Set problem:
Take the material below and extract the lines from the one with "Convert this diagram to TikZ code." through the one with "(d6) at (80,945)", word for word, without pictures.

Records to use:
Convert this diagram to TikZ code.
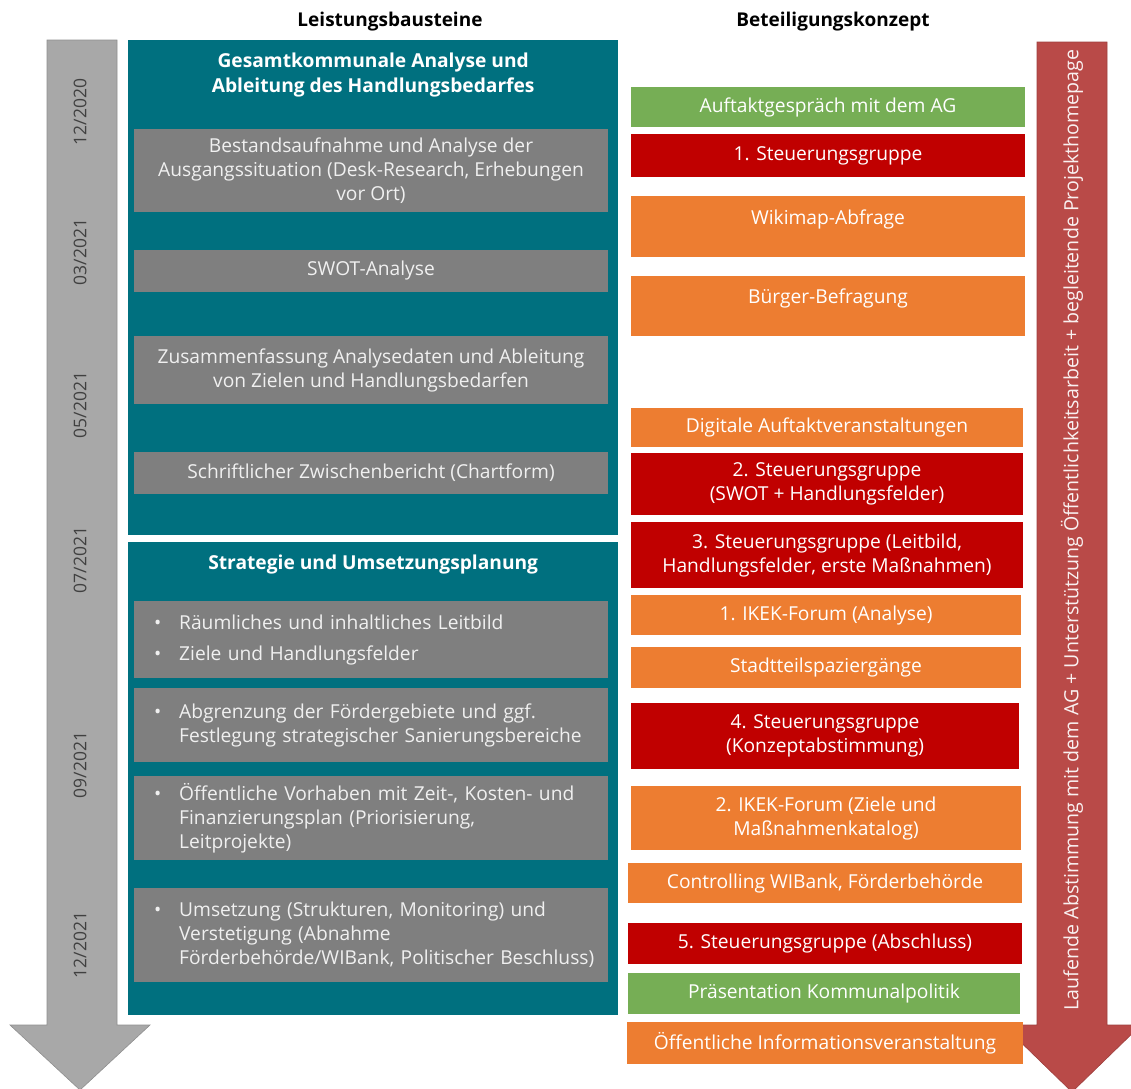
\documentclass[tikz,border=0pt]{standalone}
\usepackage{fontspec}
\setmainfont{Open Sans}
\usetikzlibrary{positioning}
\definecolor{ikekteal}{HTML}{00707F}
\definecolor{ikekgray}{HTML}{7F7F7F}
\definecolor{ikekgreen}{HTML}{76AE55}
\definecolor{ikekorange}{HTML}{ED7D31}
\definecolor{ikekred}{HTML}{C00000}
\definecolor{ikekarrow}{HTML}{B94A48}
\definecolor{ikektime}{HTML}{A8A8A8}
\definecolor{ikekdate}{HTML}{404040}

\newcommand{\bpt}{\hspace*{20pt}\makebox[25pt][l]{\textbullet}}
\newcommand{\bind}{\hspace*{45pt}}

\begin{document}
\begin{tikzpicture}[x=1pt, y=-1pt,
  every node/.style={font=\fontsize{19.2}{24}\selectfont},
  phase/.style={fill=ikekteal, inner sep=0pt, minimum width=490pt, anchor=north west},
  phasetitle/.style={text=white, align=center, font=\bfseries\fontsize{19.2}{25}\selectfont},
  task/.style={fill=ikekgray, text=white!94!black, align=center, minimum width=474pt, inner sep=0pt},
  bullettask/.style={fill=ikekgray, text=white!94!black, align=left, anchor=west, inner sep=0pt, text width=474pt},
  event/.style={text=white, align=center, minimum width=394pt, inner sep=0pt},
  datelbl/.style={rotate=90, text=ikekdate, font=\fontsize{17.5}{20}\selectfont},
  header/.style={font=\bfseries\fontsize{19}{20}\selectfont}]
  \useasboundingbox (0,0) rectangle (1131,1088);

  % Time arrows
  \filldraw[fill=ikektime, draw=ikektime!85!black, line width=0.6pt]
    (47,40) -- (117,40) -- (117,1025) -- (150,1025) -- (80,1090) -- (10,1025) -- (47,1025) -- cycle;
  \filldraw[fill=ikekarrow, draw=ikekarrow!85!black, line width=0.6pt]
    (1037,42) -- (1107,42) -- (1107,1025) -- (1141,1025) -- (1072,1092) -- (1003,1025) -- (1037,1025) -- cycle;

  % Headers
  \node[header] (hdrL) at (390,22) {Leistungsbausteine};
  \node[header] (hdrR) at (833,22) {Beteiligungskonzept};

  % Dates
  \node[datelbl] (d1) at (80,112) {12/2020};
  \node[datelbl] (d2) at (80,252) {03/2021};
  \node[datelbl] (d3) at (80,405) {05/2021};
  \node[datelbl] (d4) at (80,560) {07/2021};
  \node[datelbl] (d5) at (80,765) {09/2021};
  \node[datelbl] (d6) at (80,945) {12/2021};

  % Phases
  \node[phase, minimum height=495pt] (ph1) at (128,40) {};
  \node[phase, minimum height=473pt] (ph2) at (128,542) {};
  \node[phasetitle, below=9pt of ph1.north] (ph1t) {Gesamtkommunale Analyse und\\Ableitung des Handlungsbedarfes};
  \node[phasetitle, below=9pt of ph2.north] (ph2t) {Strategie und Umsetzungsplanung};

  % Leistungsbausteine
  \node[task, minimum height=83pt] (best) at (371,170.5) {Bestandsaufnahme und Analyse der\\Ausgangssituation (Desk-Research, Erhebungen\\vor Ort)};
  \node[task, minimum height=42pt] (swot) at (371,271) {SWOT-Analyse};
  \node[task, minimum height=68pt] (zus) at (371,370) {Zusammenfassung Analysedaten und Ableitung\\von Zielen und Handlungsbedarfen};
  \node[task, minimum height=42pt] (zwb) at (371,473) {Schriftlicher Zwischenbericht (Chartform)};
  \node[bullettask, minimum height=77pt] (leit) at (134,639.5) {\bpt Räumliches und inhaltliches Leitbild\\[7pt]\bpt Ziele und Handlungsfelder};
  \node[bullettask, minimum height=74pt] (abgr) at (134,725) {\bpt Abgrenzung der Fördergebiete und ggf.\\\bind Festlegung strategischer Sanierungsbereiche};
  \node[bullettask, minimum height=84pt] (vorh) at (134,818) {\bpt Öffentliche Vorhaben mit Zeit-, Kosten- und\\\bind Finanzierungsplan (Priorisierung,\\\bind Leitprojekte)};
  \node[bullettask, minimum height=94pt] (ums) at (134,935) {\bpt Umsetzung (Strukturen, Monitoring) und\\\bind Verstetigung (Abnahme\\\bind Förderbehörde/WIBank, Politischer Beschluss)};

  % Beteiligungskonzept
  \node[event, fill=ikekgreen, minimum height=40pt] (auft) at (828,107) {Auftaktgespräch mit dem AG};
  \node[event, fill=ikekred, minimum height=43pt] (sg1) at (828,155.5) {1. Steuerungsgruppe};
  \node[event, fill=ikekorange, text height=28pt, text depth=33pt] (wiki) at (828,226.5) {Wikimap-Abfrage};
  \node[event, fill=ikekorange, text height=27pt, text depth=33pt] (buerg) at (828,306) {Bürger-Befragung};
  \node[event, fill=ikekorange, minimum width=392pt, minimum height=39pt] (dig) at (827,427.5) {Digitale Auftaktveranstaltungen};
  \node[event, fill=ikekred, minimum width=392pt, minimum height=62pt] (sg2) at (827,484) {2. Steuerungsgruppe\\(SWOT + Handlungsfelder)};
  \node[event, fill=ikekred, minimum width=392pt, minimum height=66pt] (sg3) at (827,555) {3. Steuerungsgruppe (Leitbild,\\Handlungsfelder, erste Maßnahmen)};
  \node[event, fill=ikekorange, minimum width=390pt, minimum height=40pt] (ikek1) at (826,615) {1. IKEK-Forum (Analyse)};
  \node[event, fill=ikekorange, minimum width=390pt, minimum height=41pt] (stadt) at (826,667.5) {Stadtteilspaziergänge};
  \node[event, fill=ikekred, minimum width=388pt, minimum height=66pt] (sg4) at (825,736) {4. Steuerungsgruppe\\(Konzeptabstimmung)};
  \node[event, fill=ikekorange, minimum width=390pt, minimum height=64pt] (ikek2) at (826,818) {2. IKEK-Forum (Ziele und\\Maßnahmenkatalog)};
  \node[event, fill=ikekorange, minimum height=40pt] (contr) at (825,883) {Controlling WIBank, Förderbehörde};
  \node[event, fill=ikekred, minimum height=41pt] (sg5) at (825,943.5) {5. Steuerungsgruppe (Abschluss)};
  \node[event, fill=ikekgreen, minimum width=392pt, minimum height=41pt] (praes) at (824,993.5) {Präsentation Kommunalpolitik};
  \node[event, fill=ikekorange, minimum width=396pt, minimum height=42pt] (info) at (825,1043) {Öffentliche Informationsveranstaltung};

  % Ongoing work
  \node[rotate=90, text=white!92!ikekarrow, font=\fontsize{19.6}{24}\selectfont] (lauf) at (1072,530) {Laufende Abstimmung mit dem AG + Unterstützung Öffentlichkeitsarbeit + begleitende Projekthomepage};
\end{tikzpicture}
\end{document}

...

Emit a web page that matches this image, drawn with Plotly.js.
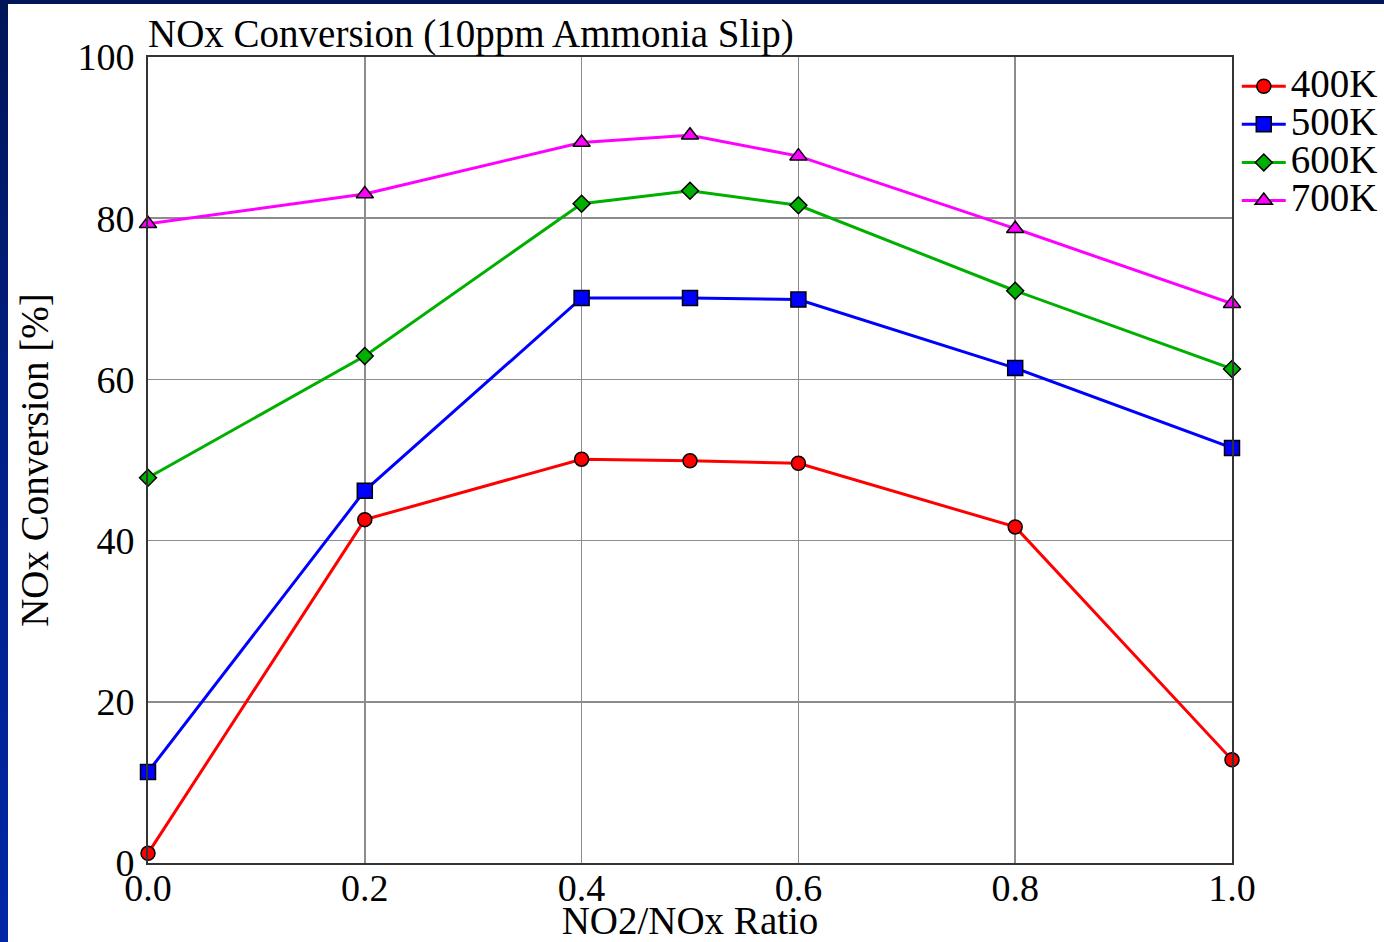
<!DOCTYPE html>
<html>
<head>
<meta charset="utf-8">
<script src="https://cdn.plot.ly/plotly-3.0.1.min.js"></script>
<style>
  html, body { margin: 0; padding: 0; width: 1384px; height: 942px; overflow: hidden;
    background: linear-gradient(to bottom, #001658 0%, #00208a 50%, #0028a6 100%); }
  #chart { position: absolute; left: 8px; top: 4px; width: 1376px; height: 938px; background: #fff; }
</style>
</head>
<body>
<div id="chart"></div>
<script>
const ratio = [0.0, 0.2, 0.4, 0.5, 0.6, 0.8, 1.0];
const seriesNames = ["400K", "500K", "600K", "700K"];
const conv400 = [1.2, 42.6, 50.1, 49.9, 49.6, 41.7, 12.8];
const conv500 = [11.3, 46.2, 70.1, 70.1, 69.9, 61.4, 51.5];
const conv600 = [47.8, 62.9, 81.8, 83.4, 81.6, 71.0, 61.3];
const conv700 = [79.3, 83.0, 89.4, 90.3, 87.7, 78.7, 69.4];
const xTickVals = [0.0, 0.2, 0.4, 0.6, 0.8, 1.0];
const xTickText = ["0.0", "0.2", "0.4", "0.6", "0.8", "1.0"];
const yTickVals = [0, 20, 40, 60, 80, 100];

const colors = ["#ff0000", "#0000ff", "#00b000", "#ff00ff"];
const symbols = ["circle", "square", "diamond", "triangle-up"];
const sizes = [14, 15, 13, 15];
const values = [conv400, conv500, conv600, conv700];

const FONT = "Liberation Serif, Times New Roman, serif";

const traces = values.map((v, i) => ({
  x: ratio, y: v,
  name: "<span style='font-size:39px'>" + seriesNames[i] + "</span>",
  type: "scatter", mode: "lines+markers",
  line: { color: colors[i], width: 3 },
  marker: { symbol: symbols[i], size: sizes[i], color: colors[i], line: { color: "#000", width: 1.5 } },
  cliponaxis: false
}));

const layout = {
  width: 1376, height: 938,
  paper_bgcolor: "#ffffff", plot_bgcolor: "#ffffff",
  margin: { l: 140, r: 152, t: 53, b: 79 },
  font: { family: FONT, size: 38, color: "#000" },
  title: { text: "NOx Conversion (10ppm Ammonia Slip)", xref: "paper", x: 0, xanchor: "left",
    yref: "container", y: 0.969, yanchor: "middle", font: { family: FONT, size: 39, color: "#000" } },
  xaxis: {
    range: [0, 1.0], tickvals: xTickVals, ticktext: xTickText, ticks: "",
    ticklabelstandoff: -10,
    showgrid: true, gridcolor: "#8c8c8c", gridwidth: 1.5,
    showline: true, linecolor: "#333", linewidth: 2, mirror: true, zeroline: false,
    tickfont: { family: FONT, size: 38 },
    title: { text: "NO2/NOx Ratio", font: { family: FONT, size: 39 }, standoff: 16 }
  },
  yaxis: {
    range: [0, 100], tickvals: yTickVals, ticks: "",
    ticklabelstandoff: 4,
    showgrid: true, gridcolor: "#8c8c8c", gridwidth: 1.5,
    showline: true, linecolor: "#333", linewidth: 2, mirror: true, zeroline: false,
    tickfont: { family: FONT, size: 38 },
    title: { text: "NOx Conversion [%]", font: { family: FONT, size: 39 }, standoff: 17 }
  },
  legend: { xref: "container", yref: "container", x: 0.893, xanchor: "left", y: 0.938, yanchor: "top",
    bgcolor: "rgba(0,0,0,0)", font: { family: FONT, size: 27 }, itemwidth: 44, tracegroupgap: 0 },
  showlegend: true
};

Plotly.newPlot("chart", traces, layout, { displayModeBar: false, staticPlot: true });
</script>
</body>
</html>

Task response:
Convert this diagram to TikZ code.
\documentclass[tikz,border=0pt]{standalone}
\usepackage{fontspec}
\setmainfont{Open Sans}
\usetikzlibrary{positioning}
\definecolor{ikekteal}{HTML}{00707F}
\definecolor{ikekgray}{HTML}{7F7F7F}
\definecolor{ikekgreen}{HTML}{76AE55}
\definecolor{ikekorange}{HTML}{ED7D31}
\definecolor{ikekred}{HTML}{C00000}
\definecolor{ikekarrow}{HTML}{B94A48}
\definecolor{ikektime}{HTML}{A8A8A8}
\definecolor{ikekdate}{HTML}{404040}

\newcommand{\bpt}{\hspace*{20pt}\makebox[25pt][l]{\textbullet}}
\newcommand{\bind}{\hspace*{45pt}}

\begin{document}
\begin{tikzpicture}[x=1pt, y=-1pt,
  every node/.style={font=\fontsize{19.2}{24}\selectfont},
  phase/.style={fill=ikekteal, inner sep=0pt, minimum width=490pt, anchor=north west},
  phasetitle/.style={text=white, align=center, font=\bfseries\fontsize{19.2}{25}\selectfont},
  task/.style={fill=ikekgray, text=white!94!black, align=center, minimum width=474pt, inner sep=0pt},
  bullettask/.style={fill=ikekgray, text=white!94!black, align=left, anchor=west, inner sep=0pt, text width=474pt},
  event/.style={text=white, align=center, minimum width=394pt, inner sep=0pt},
  datelbl/.style={rotate=90, text=ikekdate, font=\fontsize{17.5}{20}\selectfont},
  header/.style={font=\bfseries\fontsize{19}{20}\selectfont}]
  \useasboundingbox (0,0) rectangle (1131,1088);

  % Time arrows
  \filldraw[fill=ikektime, draw=ikektime!85!black, line width=0.6pt]
    (47,40) -- (117,40) -- (117,1025) -- (150,1025) -- (80,1090) -- (10,1025) -- (47,1025) -- cycle;
  \filldraw[fill=ikekarrow, draw=ikekarrow!85!black, line width=0.6pt]
    (1037,42) -- (1107,42) -- (1107,1025) -- (1141,1025) -- (1072,1092) -- (1003,1025) -- (1037,1025) -- cycle;

  % Headers
  \node[header] (hdrL) at (390,22) {Leistungsbausteine};
  \node[header] (hdrR) at (833,22) {Beteiligungskonzept};

  % Dates
  \node[datelbl] (d1) at (80,112) {12/2020};
  \node[datelbl] (d2) at (80,252) {03/2021};
  \node[datelbl] (d3) at (80,405) {05/2021};
  \node[datelbl] (d4) at (80,560) {07/2021};
  \node[datelbl] (d5) at (80,765) {09/2021};
  \node[datelbl] (d6) at (80,945) {12/2021};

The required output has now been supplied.